Researching a company

Saturday, January 18, 2014

In any interview, the one question you can be guaranteed is “What do you know about our company?” Answering this question well, can help differentiate you from other job applicants and will place you as someone who wants to fit in to their corporate culture.

Why do employers ask this question? 
Interviewers want to be reassured that you’re not looking for any old job, but instead want this job in this company. Recruiting the wrong person is an expensive mistake and as such you’ll be tested on both your interest in the company and the position. By showing that you’ve dedicated time to researching the company, you’ll present yourself as an individual who’s taking the interview process seriously. 

How deeply do you need to research the company? 
This really depends on your level of seniority. For executive positions, you may need to spend days gathering information on the company, its competitors and market environment. For a graduate entry role, one to two hours may be enough. 

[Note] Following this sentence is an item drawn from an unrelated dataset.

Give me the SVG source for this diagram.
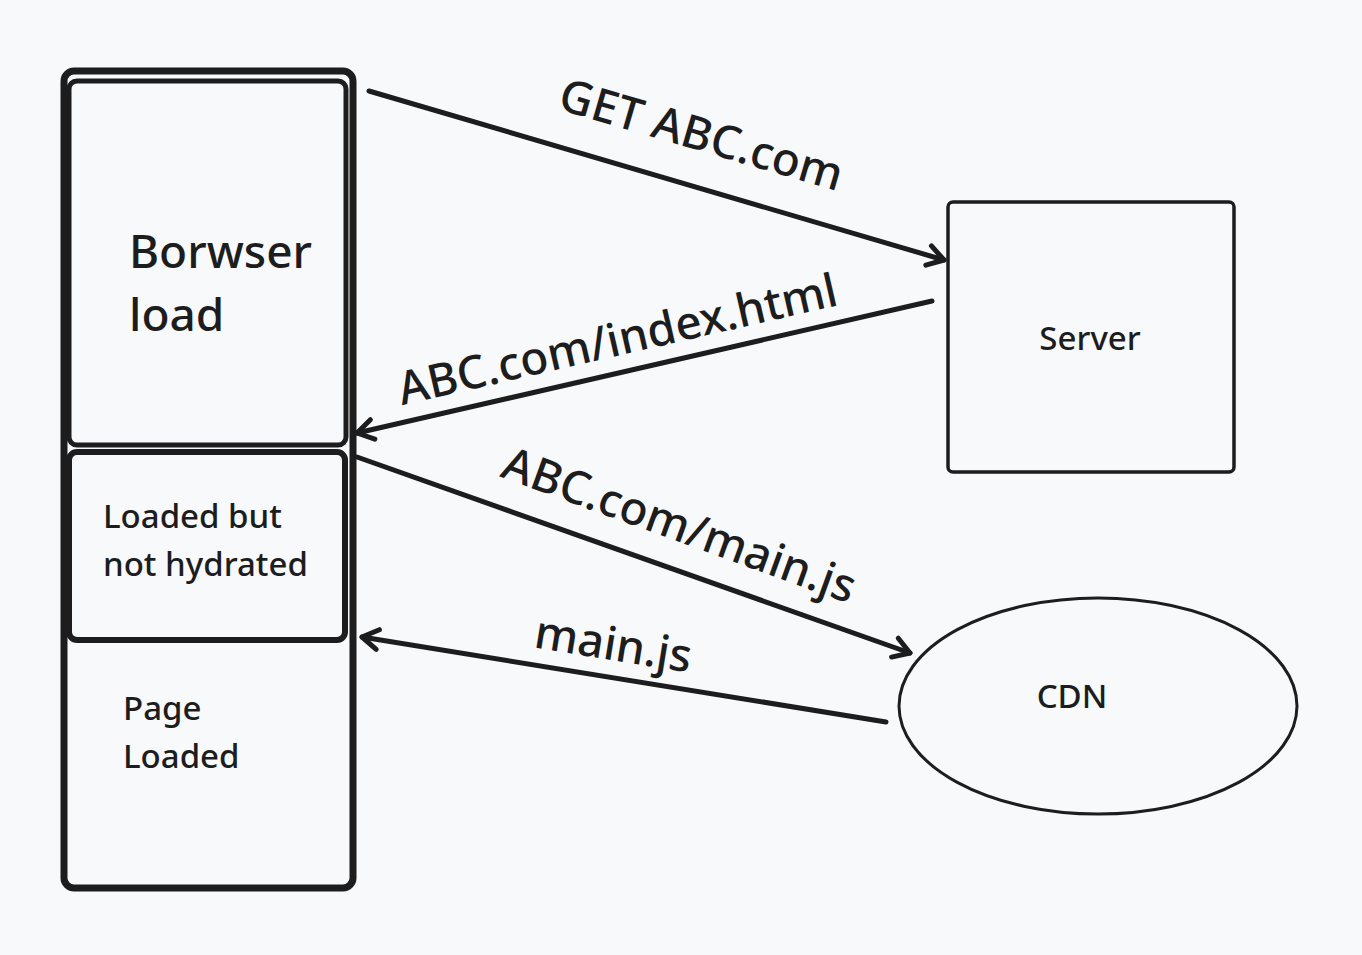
<svg xmlns="http://www.w3.org/2000/svg" width="1362" height="955" viewBox="0 0 1362 955">
<defs>
<style>
.bg{fill:#f8f9fb}
.box{fill:none;stroke:#1d1d1d;stroke-linejoin:round}
.t{font-family:"Noto Sans","Liberation Sans",sans-serif;fill:#1d1d1d;font-weight:500}
.big{font-size:46px}
.mid{font-size:33px}
.lbl{font-size:46px}
.conn{fill:none;stroke:#1d1d1d;stroke-width:5;stroke-linecap:round}
</style>
<marker id="ah" markerUnits="userSpaceOnUse" markerWidth="40" markerHeight="40" refX="20" refY="20" orient="auto" viewBox="0 0 40 40" overflow="visible">
<path d="M4 10 L20 20 L4 30" fill="none" stroke="#1d1d1d" stroke-width="5" stroke-linecap="round" stroke-linejoin="round"/>
</marker>
</defs>
<rect class="bg" x="0" y="0" width="1362" height="955"/>
<g id="browser">
<rect class="box" x="64" y="71" width="289" height="817" rx="10" stroke-width="7"/>
</g>
<g id="borwser-load">
<rect class="box" x="69" y="81" width="277" height="364" rx="8" stroke-width="5"/>
<text class="t big" x="129" y="268">Borwser</text>
<text class="t big" x="129" y="331">load</text>
</g>
<g id="loaded-not-hydrated">
<rect class="box" x="69" y="452" width="276" height="188" rx="8" stroke-width="6"/>
<text class="t mid" x="103" y="528">Loaded but</text>
<text class="t mid" x="103" y="576">not hydrated</text>
</g>
<g id="page-loaded">
<text class="t mid" x="123" y="720">Page</text>
<text class="t mid" x="123" y="768">Loaded</text>
</g>
<g id="server">
<rect class="box" x="948" y="202" width="286" height="270" rx="5" stroke-width="3.5"/>
<text class="t mid" x="1090" y="350" text-anchor="middle">Server</text>
</g>
<g id="cdn">
<ellipse class="box" cx="1098" cy="706" rx="199" ry="108" stroke-width="3"/>
<text class="t mid" x="1072" y="708" text-anchor="middle">CDN</text>
</g>
<g id="connectors">
<line class="conn" x1="369" y1="91" x2="944" y2="260" marker-end="url(#ah)"/>
<line class="conn" x1="932" y1="301" x2="357" y2="433" marker-end="url(#ah)"/>
<line class="conn" x1="357" y1="457" x2="910" y2="653" marker-end="url(#ah)"/>
<line class="conn" x1="886" y1="722" x2="362" y2="637" marker-end="url(#ah)"/>
<text class="t lbl" text-anchor="middle" transform="translate(697,150) rotate(16.3)">GET ABC.com</text>
<text class="t lbl" text-anchor="middle" transform="translate(621,355) rotate(-12.9)">ABC.com/index.html</text>
<text class="t lbl" text-anchor="middle" transform="translate(674,540) rotate(20)">ABC.com/main.js</text>
<text class="t lbl" text-anchor="middle" transform="translate(611,660) rotate(9.2)">main.js</text>
</g>
</svg>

How do I research a company? 
Website: This is the most obvious starting point. Most medium to large companies have websites which contain invaluable information. 
Financial Journals/Press: As most job applicants will spend some time browsing the company website, to stand out from the crowd you’ll need to go the extra mile. The easiest way to do this is to google the company name followed by “Irish Times”, “Sunday Business Post”, “Financial Times” or any trade journal that may be appropriate. You’ll be able to access recent activities of the company that may not have yet appeared in their website. 
Linkedin: Find out who is interviewing you – both their name and job title and search for them on Linkedin. Knowing the background of your interviewer may help you make a connection with them in interview (you may have studied in the same university) and could also give you an indication as to their line of questioning in interview. 
Recruitment Consultants: If you have secured the interview through a recruitment consultant, use their knowledge to help give you a winning edge. They should know of recent developments in the company, why the role has been created, culture in the department, types of personality that fit in best to the culture. Tap them for as much information as possible. 

Conclusion: The easiest way for you to prove your worth and interest to a prospective employer is by understanding who they are and the challenges they’re facing in the market. Developing a more intimate understanding of them will also help shift the power dynamics of the interview, placing you on more of an equal footing with the interviewer. 

Happy interviewing!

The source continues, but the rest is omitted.